Smithfield does not publicly name its chief investment officer or portfolio managers. The firm's website describes a collaborative team approach across trust, investment, and tax disciplines. Investment management is one component of an integrated service model, with decisions made internally by employee-owners rather than outsourced to external managers.
Is Smithfield Trust Company a registered investment advisor (RIA) or a bank?
Smithfield is neither an RIA nor a commercial bank. It is a Pennsylvania state-chartered trust company regulated by the Pennsylvania Department of Banking. This charter subjects it to fiduciary standards embedded in state banking law, and it permits the firm to serve as corporate trustee, executor, and agent for executor — functions beyond a typical wealth manager's scope.
How does Smithfield source and manage investments?
The firm constructs customized portfolios internally for each client rather than using model portfolios or third-party platforms. Its public materials emphasize flexibility and direct access to decision-makers. Specific asset-allocation frameworks or external manager relationships are not disclosed, reflecting a private, relationship-driven approach consistent with its trust-company charter.
Does Smithfield participate in fund commitments or direct deals?
Smithfield's public disclosures do not describe participation in private-fund commitments or direct co-investment deals.

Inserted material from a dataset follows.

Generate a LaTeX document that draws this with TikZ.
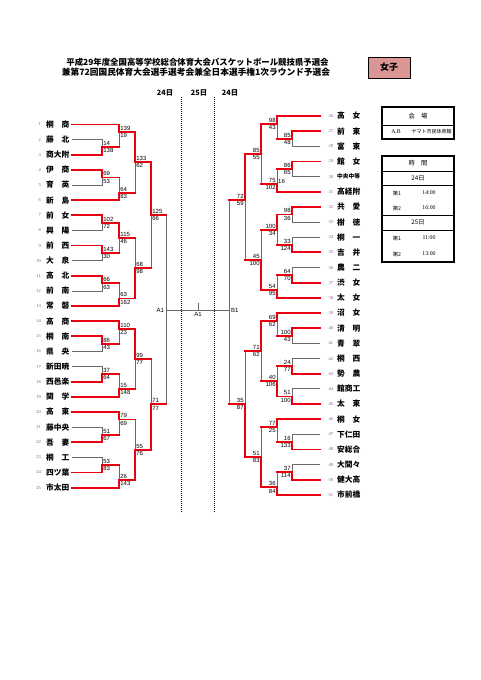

Its stated services focus on traditional trust administration, public-market portfolio management, and estate planning, which suggests a conservative deployment model centered on liquid markets rather than alternative-asset commitments.
How is Smithfield owned, and does that affect clients?
The firm is owned principally by its employees. Smithfield positions this structure as a client-protective feature, arguing that employee-owners have a direct financial stake in long-term client relationships and institutional continuity. The firm reports notably low officer turnover since its founding in 1996, which it attributes to this ownership model.